Entries with chart source code:
## begin

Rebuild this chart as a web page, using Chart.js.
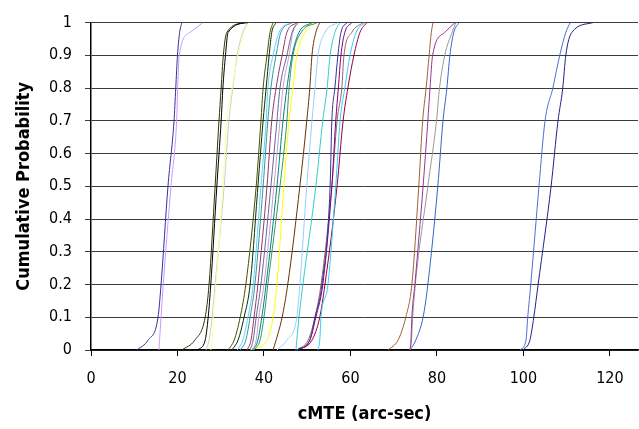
<!DOCTYPE html>
<html>
<head>
<meta charset="utf-8">
<title>cMTE cumulative probability</title>
<script src="https://cdn.jsdelivr.net/npm/chart.js@4.4.1/dist/chart.umd.min.js"></script>
<style>
  html, body { margin: 0; padding: 0; background: #fff; }
  #wrap { width: 639px; height: 429px; }
</style>
</head>
<body>
<div id="wrap"><canvas id="cdfChart"></canvas></div>
<script>
const probLevels = [0, 0.03, 0.1, 0.2, 0.5, 0.7, 0.8, 0.9, 0.97, 1];

// cMTE (arc-sec) of each run at those levels
const run01 = [10.6, 13.2, 15.5, 16.2, 17.8, 19.2, 19.6, 20.0, 20.5, 21.0];
const run02 = [15.7, 15.85, 16.2, 16.7, 18.5, 19.8, 20.05, 20.4, 22.9, 25.9];
const run03 = [24.7, 26.4, 27.1, 27.7, 29.1, 30.1, 30.5, 31.1, 31.7, 36.3];
const run04 = [21.0, 24.0, 26.4, 27.3, 28.7, 29.6, 30.1, 30.6, 31.4, 35.6];
const run05 = [27.7, 28.0, 28.3, 28.9, 30.5, 31.4, 32.6, 34.0, 35.4, 36.8];
const run06 = [26.6, 27.3, 28.0, 28.7, 30.8, 31.9, 32.8, 33.8, 35.1, 36.3];
const run07 = [31.7, 33.1, 34.5, 35.8, 38.2, 39.3, 39.8, 40.7, 41.4, 42.1];
const run08 = [32.6, 34.0, 35.4, 36.8, 38.6, 39.8, 40.5, 41.2, 41.8, 42.8];
const run09 = [33.8, 35.1, 36.3, 37.5, 39.3, 40.5, 40.9, 42.1, 43.5, 46.0];
const run10 = [34.5, 35.8, 36.8, 37.9, 39.8, 40.9, 41.6, 42.8, 43.9, 46.5];
const run11 = [36.1, 37.0, 37.7, 38.6, 40.7, 41.8, 42.8, 44.2, 45.3, 47.6];
const run12 = [36.8, 37.5, 38.2, 39.3, 41.6, 43.0, 43.7, 45.3, 46.5, 47.7];
const run13 = [37.2, 38.2, 38.8, 40.0, 42.3, 43.7, 44.4, 45.8, 46.7, 48.1];
const run14 = [37.5, 38.6, 39.5, 40.5, 43.0, 44.4, 45.3, 46.5, 48.1, 51.1];
const run15 = [37.7, 39.1, 40.0, 40.9, 43.7, 45.3, 45.8, 46.7, 48.6, 52.3];
const run16 = [36.8, 40.7, 42.1, 43.0, 44.6, 45.8, 46.7, 47.6, 49.5, 51.1];
const run17 = [42.1, 42.8, 44.2, 45.5, 48.3, 49.9, 50.6, 51.1, 52.0, 52.9];
const run18 = [43.0, 45.3, 47.6, 48.3, 49.9, 51.1, 51.8, 52.5, 54.1, 57.1];
const run19 = [47.4, 47.6, 48.1, 49.0, 52.0, 53.6, 54.6, 55.3, 56.4, 57.6];
const run20 = [47.6, 50.6, 51.8, 53.4, 55.3, 55.7, 56.4, 57.1, 57.8, 59.2];
const run21 = [47.6, 50.6, 52.0, 53.6, 55.7, 56.6, 57.2, 57.8, 58.7, 60.3];
const run22 = [47.6, 50.2, 51.8, 53.2, 55.7, 56.9, 58.0, 58.5, 60.3, 62.9];
const run23 = [52.5, 52.9, 53.2, 54.8, 56.6, 57.6, 58.7, 59.9, 61.3, 63.4];
const run24 = [47.6, 51.1, 52.9, 54.1, 56.9, 58.3, 59.4, 60.8, 62.2, 63.8];
const run25 = [68.7, 71.0, 72.8, 74.2, 75.8, 76.7, 77.5, 78.2, 78.7, 79.1];
const run26 = [73.8, 74.0, 74.2, 74.9, 76.8, 77.9, 78.4, 79.0, 81.8, 84.2];
const run27 = [73.8, 74.1, 74.4, 75.0, 77.9, 79.9, 80.6, 81.8, 83.5, 84.4];
const run28 = [73.8, 75.1, 76.8, 77.9, 80.2, 81.4, 82.3, 83.0, 83.9, 85.1];
const run29 = [99.2, 100.6, 101.0, 101.7, 103.6, 105.0, 106.8, 108.4, 109.8, 110.8];
const run30 = [99.9, 101.5, 102.4, 103.4, 106.4, 108.0, 109.1, 109.8, 111.2, 116.1];

const runs = [run01, run02, run03, run04, run05, run06, run07, run08, run09, run10,
              run11, run12, run13, run14, run15, run16, run17, run18, run19, run20,
              run21, run22, run23, run24, run25, run26, run27, run28, run29, run30];

const runColors = ['#333399', '#cc99ff', '#000000', '#333300', '#ffff99', '#cccccc',
                   '#4d4d00', '#003300', '#66ccff', '#339999', '#993366', '#666699',
                   '#cc99cc', '#008080', '#339966', '#ffff00', '#663300', '#99ccff',
                   '#33cccc', '#333399', '#800080', '#996666', '#33ccff', '#990033',
                   '#996633', '#993399', '#999999', '#3366cc', '#4f6fd0', '#222288'];

const xTickValues = [0, 20, 40, 60, 80, 100, 120];
const yTickValues = [0, 0.1, 0.2, 0.3, 0.4, 0.5, 0.6, 0.7, 0.8, 0.9, 1];
const yTickLabels = ['0', '0.1', '0.2', '0.3', '0.4', '0.5', '0.6', '0.7', '0.8', '0.9', '1'];

const FONT = "'Liberation Sans Narrow', 'DejaVu Sans Condensed', 'Arial Narrow', sans-serif";
const tickFont = { family: FONT, size: 16 };
const titleFont = { family: FONT, size: 18, weight: 'bold' };

const datasets = runs.map((xs, i) => ({
  data: xs.map((x, k) => ({ x: x, y: probLevels[k] })),
  borderColor: runColors[i],
  borderWidth: 1,
  pointRadius: 0,
  fill: false,
  cubicInterpolationMode: 'monotone'
}));

new Chart(document.getElementById('cdfChart'), {
  type: 'line',
  data: { datasets },
  options: {
    responsive: true,
    maintainAspectRatio: false,
    animation: false,
    layout: { padding: { top: 11, right: 1, left: 0, bottom: 0 } },
    plugins: { legend: { display: false }, tooltip: { enabled: false } },
    scales: {
      x: {
        type: 'linear',
        min: 0,
        max: 126.5,
        afterBuildTicks: s => { s.ticks = xTickValues.map(v => ({ value: v })); },
        afterFit: s => { s.height = 79; },
        grid: { drawOnChartArea: false, drawTicks: true, tickLength: 6, color: '#000' },
        border: { color: '#000', width: 1.5 },
        ticks: { color: '#000', font: tickFont, padding: 13, maxRotation: 0 },
        title: { display: true, text: 'cMTE (arc-sec)', color: '#000', font: titleFont,
                 padding: { top: 0, bottom: 4 } }
      },
      y: {
        min: 0,
        max: 1,
        afterBuildTicks: s => { s.ticks = yTickValues.map(v => ({ value: v })); },
        afterFit: s => { s.width = 91; },
        grid: { color: '#3c3c3c', lineWidth: 1, tickLength: 6 },
        border: { color: '#000', width: 1.5 },
        ticks: { color: '#000', font: tickFont, padding: 13,
                 callback: (v, i) => yTickLabels[i] },
        title: { display: true, text: 'Cumulative Probability', color: '#000', font: titleFont,
                 padding: { top: 14, bottom: 0 } }
      }
    }
  }
});
</script>
</body>
</html>
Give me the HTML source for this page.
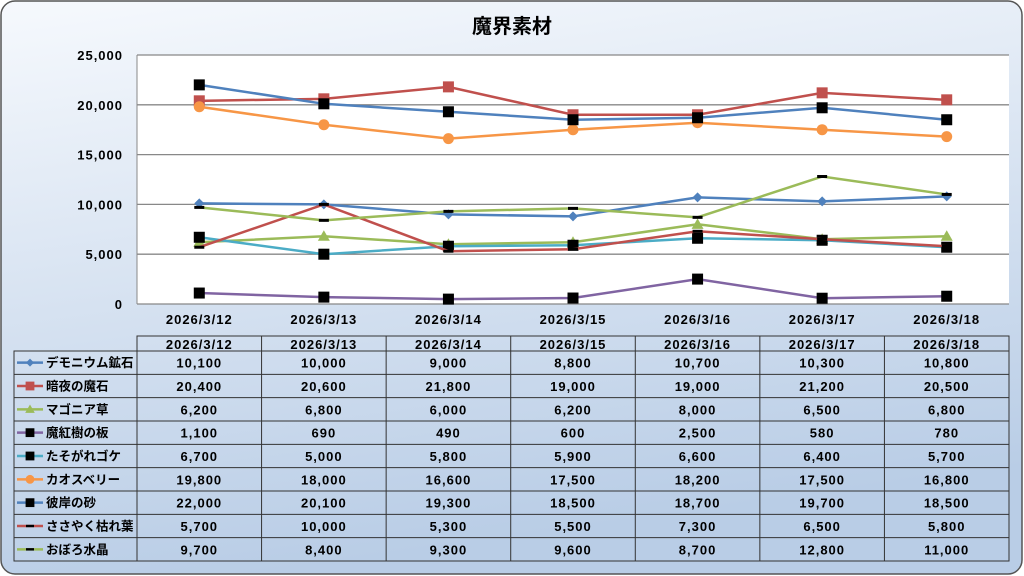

## end

* **Directive**: Within the listing above, find every line containing the string "page" and return it.

* **Final answer**:
Rebuild this chart as a web page, using Chart.js.
Give me the HTML source for this page.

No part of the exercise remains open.